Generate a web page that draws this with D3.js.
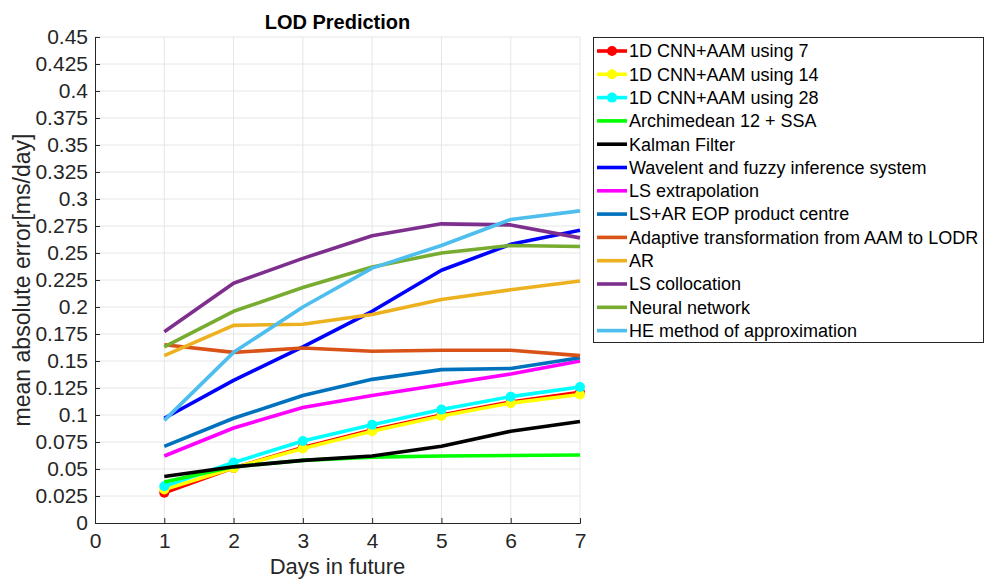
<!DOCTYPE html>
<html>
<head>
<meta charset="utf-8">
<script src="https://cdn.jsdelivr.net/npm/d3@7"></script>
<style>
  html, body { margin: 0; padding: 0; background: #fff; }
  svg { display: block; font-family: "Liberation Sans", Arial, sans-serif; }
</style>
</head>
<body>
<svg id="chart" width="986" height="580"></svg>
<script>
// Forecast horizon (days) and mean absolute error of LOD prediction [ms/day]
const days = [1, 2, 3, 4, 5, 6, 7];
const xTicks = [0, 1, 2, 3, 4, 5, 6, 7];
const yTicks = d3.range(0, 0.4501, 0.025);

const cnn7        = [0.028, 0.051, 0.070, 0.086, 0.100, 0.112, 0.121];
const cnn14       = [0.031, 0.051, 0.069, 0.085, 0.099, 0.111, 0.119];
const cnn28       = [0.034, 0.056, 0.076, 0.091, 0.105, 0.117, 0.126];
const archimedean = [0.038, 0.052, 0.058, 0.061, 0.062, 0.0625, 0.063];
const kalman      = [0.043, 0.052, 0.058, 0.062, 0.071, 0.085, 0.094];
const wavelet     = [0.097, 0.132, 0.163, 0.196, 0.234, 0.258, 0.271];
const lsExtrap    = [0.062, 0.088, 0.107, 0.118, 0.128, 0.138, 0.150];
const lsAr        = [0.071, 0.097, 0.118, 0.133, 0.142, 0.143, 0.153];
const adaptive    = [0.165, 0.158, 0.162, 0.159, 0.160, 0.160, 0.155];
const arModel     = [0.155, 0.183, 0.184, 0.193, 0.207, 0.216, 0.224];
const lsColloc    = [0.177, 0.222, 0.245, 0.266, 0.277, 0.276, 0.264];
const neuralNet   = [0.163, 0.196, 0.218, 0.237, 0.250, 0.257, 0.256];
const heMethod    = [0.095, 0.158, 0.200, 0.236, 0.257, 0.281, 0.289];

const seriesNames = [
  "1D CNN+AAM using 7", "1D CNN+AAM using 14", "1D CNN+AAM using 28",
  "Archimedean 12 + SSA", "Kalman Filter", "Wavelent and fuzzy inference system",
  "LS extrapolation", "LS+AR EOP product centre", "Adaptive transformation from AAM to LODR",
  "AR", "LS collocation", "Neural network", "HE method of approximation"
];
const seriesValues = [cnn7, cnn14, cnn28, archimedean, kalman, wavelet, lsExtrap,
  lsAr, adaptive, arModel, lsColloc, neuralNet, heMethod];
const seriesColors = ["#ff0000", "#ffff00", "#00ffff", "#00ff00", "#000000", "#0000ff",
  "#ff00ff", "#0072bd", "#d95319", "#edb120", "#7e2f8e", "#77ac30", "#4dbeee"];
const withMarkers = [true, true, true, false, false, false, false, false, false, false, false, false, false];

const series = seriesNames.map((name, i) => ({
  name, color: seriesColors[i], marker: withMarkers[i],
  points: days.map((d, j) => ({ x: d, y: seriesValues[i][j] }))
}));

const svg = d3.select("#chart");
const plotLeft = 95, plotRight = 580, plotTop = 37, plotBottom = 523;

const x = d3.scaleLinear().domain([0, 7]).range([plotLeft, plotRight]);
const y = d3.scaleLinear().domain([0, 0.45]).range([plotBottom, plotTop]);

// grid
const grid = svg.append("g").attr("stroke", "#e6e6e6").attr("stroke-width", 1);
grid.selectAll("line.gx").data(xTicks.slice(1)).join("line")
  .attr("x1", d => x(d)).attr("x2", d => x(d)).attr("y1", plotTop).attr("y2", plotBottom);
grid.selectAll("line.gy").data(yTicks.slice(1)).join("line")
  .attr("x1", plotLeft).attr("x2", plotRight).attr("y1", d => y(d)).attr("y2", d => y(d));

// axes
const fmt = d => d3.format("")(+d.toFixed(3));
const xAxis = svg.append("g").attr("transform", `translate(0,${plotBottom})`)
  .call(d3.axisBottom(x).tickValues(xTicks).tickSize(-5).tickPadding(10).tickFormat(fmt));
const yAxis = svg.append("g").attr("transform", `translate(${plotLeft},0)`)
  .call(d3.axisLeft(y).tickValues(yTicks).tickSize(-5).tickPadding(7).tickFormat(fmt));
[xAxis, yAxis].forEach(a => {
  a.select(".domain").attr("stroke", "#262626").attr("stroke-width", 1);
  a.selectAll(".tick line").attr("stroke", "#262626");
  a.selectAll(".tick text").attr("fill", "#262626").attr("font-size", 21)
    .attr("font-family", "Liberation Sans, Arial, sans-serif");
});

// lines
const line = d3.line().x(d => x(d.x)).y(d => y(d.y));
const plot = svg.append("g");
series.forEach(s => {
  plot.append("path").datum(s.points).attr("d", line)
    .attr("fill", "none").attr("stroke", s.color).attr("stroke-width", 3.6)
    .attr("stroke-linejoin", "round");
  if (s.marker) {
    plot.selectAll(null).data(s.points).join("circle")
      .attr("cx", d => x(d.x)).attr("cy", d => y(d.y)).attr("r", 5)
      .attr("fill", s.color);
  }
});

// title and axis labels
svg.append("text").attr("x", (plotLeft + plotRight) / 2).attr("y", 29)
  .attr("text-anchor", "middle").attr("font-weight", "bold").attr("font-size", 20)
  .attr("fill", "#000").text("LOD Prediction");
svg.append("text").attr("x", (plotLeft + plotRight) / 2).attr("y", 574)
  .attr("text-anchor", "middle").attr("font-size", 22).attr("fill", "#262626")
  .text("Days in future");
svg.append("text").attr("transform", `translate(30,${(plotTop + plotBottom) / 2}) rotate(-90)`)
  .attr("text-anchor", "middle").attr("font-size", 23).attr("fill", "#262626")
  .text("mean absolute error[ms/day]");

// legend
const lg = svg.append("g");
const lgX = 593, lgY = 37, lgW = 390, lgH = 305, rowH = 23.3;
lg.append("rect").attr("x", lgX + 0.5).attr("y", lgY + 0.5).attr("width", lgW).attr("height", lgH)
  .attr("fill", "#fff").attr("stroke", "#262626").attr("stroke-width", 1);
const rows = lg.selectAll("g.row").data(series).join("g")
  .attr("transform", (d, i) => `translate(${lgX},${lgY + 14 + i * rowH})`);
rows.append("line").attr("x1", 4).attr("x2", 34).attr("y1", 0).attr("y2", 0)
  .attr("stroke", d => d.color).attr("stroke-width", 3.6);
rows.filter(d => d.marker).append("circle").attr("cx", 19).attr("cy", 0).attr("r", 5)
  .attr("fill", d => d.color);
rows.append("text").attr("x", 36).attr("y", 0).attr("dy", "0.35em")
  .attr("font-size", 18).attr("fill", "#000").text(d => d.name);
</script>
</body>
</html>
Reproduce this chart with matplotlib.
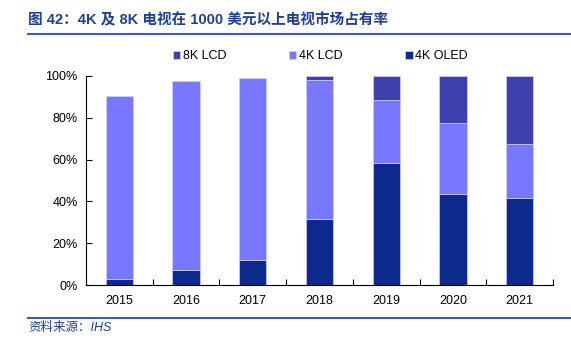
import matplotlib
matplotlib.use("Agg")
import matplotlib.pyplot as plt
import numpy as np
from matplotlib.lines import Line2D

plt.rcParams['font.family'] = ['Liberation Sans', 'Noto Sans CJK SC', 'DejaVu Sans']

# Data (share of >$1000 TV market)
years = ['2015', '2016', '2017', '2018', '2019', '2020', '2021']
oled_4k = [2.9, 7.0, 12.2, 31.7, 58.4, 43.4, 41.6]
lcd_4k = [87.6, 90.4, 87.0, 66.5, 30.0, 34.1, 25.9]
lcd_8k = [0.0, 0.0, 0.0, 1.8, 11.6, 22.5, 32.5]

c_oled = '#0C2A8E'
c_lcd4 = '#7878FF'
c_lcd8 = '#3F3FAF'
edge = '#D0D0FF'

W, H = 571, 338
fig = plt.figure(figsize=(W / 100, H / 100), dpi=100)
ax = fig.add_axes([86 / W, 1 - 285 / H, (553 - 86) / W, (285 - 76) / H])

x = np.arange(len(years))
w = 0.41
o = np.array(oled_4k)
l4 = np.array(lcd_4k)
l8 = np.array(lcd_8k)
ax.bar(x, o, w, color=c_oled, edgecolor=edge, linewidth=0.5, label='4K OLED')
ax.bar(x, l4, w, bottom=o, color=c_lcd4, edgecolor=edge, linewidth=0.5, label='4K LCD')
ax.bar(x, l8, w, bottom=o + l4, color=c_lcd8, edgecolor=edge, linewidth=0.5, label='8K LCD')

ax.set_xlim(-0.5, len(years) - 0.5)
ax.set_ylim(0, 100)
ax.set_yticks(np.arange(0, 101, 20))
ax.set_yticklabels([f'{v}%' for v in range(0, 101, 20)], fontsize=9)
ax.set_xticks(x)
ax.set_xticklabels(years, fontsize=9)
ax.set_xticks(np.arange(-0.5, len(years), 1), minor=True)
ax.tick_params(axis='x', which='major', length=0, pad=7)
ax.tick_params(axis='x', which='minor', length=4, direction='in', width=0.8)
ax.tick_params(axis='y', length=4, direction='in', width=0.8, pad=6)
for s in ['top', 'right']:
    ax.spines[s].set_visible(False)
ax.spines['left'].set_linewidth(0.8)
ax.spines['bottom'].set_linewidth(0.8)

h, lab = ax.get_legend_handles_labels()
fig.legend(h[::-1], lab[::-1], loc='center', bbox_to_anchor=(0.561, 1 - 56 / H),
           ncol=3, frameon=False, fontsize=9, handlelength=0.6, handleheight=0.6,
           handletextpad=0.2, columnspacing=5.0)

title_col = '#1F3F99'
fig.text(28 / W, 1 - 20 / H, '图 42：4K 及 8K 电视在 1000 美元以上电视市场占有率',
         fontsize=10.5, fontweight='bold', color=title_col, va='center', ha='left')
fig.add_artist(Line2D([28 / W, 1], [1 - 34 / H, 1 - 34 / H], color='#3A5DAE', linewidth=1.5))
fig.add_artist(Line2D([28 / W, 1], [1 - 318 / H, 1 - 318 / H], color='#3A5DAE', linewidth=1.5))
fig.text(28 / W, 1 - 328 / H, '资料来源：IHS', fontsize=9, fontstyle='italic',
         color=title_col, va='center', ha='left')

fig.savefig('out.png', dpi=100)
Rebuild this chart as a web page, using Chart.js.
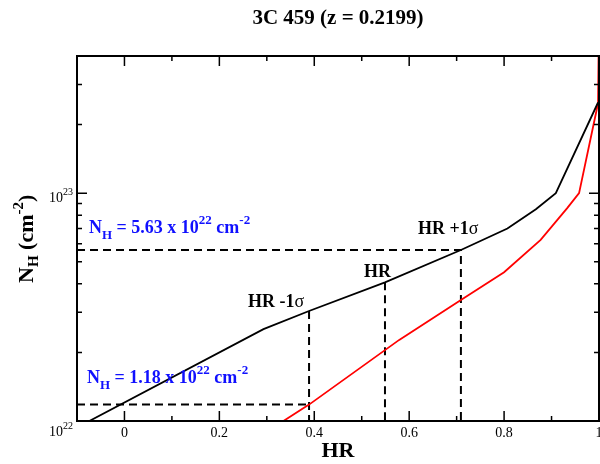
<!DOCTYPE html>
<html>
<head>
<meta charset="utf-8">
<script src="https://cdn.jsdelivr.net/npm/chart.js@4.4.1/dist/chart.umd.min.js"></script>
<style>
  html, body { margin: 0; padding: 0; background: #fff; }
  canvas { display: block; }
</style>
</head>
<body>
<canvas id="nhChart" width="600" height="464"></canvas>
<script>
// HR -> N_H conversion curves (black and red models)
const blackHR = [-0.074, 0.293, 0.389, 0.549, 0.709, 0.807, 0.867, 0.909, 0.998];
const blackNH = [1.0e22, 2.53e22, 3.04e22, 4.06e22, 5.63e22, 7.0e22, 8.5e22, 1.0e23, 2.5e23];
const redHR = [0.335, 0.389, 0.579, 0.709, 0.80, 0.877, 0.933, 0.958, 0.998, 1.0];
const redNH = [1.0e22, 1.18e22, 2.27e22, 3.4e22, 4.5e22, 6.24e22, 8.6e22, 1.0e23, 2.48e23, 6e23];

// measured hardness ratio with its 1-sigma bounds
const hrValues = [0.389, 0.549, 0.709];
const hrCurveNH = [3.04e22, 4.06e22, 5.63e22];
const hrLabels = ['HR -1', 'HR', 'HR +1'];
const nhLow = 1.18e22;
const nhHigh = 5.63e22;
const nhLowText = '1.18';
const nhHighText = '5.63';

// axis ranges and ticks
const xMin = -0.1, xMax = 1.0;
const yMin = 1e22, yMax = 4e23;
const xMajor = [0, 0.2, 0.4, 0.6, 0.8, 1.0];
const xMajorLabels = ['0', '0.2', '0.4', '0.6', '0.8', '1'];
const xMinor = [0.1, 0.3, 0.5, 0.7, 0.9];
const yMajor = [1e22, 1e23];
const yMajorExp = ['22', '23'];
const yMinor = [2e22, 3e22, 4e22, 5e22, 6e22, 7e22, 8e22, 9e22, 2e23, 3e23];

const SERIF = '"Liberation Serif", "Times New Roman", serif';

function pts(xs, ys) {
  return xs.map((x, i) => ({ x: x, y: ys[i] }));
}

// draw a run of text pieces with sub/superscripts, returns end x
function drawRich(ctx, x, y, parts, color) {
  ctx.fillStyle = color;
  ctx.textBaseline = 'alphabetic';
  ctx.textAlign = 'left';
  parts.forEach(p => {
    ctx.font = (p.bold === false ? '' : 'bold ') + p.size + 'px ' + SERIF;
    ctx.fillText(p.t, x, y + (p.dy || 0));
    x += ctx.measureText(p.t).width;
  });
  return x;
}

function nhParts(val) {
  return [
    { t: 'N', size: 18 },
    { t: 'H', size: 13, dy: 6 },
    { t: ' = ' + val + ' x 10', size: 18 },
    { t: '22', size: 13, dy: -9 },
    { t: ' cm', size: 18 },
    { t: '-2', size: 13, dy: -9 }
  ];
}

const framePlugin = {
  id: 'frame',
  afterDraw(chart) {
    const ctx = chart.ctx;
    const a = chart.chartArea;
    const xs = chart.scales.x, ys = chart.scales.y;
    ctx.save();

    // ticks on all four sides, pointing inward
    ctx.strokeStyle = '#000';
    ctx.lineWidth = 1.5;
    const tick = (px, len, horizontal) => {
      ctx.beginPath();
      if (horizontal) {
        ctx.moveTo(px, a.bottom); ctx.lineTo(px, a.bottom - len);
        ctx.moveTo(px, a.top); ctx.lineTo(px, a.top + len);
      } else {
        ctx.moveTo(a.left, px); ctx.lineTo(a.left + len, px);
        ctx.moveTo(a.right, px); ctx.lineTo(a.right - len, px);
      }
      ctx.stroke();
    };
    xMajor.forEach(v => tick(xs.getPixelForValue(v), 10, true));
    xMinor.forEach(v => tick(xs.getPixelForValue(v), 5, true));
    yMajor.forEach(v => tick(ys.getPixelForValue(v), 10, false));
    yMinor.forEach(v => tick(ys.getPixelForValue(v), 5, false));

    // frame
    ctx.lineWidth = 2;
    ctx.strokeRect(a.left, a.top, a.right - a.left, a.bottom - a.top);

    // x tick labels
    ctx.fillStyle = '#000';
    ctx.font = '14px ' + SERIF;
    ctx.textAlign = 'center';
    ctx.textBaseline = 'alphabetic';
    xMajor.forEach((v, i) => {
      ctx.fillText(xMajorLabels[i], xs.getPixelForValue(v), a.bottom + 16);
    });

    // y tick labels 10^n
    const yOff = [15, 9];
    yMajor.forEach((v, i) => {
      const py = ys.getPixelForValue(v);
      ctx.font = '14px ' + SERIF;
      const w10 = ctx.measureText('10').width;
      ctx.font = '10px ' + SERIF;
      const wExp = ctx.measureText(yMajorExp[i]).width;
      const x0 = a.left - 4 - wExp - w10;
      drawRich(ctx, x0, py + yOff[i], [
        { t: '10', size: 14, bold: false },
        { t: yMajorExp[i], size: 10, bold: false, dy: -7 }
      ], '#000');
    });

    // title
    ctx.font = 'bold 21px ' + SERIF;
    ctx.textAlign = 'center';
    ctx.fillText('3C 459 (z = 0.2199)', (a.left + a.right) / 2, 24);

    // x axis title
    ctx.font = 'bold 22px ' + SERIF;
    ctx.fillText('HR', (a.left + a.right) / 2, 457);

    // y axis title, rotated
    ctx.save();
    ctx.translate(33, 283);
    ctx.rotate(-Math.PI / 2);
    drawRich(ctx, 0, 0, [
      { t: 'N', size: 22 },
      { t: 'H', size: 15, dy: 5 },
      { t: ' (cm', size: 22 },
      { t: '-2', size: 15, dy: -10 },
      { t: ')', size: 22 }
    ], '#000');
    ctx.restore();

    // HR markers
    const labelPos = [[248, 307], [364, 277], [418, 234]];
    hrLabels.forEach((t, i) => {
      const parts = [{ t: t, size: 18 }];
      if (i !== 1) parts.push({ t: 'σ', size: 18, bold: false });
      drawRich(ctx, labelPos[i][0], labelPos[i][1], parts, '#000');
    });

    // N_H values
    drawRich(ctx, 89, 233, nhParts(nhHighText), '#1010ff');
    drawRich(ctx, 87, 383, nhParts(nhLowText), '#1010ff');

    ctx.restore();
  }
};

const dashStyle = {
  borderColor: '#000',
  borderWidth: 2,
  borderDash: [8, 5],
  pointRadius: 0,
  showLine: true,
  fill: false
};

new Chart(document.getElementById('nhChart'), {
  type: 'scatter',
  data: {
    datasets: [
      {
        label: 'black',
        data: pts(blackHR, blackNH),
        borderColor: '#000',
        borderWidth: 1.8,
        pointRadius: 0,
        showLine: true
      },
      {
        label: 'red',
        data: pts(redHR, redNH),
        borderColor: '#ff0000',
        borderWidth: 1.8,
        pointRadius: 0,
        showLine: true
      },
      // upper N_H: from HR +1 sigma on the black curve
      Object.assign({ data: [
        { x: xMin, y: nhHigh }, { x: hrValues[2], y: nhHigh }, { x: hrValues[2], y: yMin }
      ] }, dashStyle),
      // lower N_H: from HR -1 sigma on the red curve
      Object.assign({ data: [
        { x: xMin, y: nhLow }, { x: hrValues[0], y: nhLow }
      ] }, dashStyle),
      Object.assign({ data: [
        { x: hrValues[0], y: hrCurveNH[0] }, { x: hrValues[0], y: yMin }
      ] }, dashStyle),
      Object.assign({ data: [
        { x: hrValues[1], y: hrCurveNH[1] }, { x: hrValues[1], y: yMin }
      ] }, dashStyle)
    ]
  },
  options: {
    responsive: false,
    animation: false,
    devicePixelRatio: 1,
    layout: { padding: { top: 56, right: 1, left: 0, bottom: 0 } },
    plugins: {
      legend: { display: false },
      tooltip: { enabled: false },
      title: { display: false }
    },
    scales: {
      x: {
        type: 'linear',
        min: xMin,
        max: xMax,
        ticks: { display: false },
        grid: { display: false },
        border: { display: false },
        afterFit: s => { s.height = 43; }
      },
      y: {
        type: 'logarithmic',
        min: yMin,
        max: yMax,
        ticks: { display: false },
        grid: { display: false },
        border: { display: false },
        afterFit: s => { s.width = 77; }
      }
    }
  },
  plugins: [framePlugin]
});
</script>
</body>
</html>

---------------

» Set task
Return only those lines of the records that contain the string "matplotlib".

» Exercise result
Reproduce this chart with matplotlib.
import matplotlib
matplotlib.use("Agg")
import matplotlib.pyplot as plt
from matplotlib.lines import Line2D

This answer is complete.